There are a lot of myths surrounding the care of Christmas trees, it turns out. Is there any merit to any of them? When is the best time to purchase a Christmas tree to ensure a good compromise between selection and needle retention? We’ll answer all of these questions this week.

What Causes Needle Drop?

Needle drop is directly related to moisture loss. The less moisture present in the tree, the quicker needles will begin to fall. Everything we can do to slow the loss of needles revolves around keeping water in the tree! If you want your tree to stay looking good until Christmas, you must place it in a suitably large stand and keep the stand topped up with fresh water. If you only do one thing to preserve your tree, let it be that!

Some trees are generally better at holding their needles. Short-needled firs are the best (in fact, we only carry Fraser and Balsam Firs for that reason!).

When a tree is cut at the base, it will take immediate steps to protect itself. A thick layer of sap collects at the base of the plant, plugging up the wound and preventing additional moisture loss. This is great for when the trees are sitting in the nursery waiting to be claimed and taken home.

Give it a Fresh Cut

However, once you pick out a tree, this process needs to be reversed. This layer of sap will prevent the tree from taking up moisture once you place it in a stand filled with water. This is where a fresh cut comes in. Fresh cuts are free of charge, so be sure to take advantage when you’re in purchasing your tree!

We clear out this gunky sap collection by removing around half an inch off the base of the trunk. This allows water to freely travel up the tree again! There’s a catch, though: you must place a freshly-cut tree into a stand filled with water as soon as possible after the cut is made, otherwise the tree will begin to seal the cut off with sap once more. During mild weather, this may happen even more quickly. Try to make your Christmas tree purchase the last stop on your errand-runs for the day so you can take the tree home immediately.

Don’t Notch!

Some sources might recommend cutting a notch or drilling a hole into the base of the tree to aid in water uptake. The argument is usually that this increases the surface area of the cut, allowing more water to travel up the trunk quickly. This is 100% false. Only very specific sections of the tree’s bark (a band of permeable tissue called sapwood) are responsible for the uptake of water. The best cut is a simple, straight cut perpendicular to the trunk.
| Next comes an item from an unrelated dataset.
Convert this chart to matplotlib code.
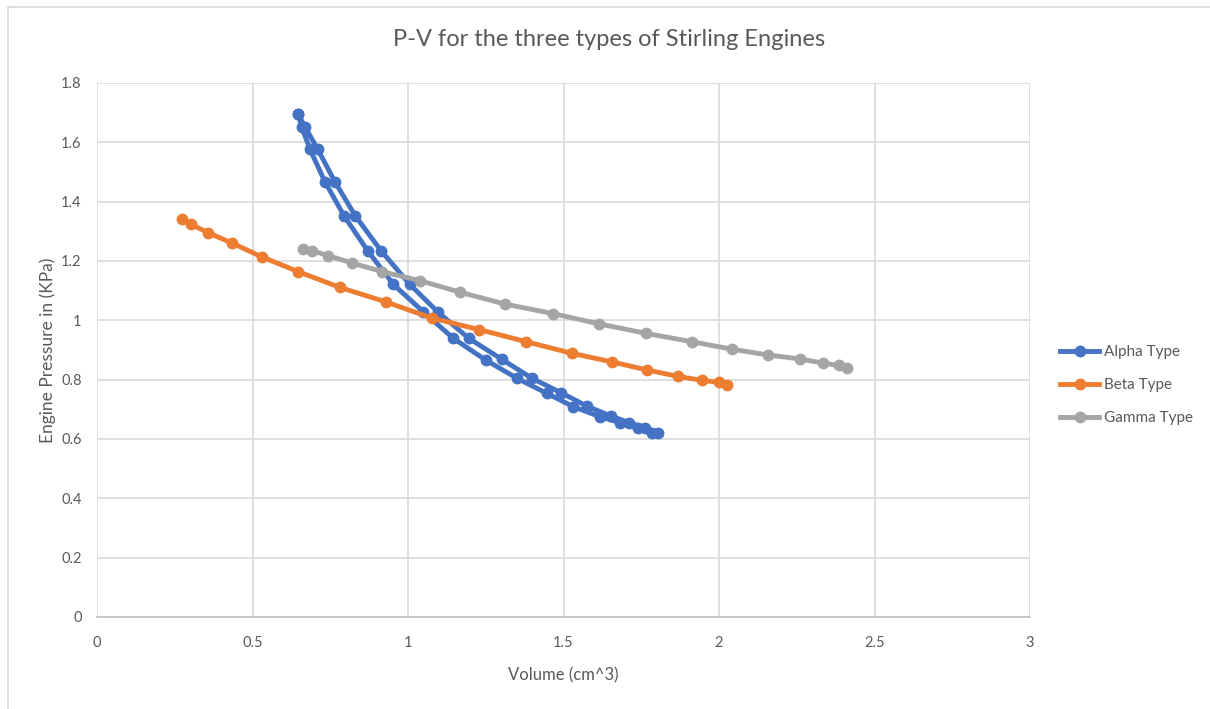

Any other shape of cut will likely inhibit the uptake of water through the sapwood to some degree.

Ensure your stand is wide and deep enough for the tree you pick. Shaving off the outer layers of bark to force a tree to fit in a small stand will reduce the amount of water the tree can take up – avoid doing this at all costs! It’s a good idea to bring your stand with you while picking out a tree to test it.

Other Myths/Pitfalls

Here are a few other pointers that will ensure your tree stays vibrant and green right through to January:

  • Some sources insist that you fill up your tree’s water reservoir with warm or cold water, but there is no evidence that the temperature of the water helps with needle retention.
  • Some products claim to improve needle retention if they’re added to the water reservoir; there is no evidence that any of these products actually work!
  • Be sure you set up your tree in a location far from fireplaces and hot air registers. Any major source of heat — even a sunny, south-facing window — will dry the tree out more quickly than normal.
  • Use miniature Christmas lights or low-heat lights to prolong needle life, and turn off the lights when you leave the house (in fact, leaving them on is serious a fire hazard). Consider using timers to avoid having to remember to turn them off all the time.

When Do I Purchase?

Buying early gives you superior selection. So long as you follow the above advice, you can buy your Christmas tree as early as mid-November without worry.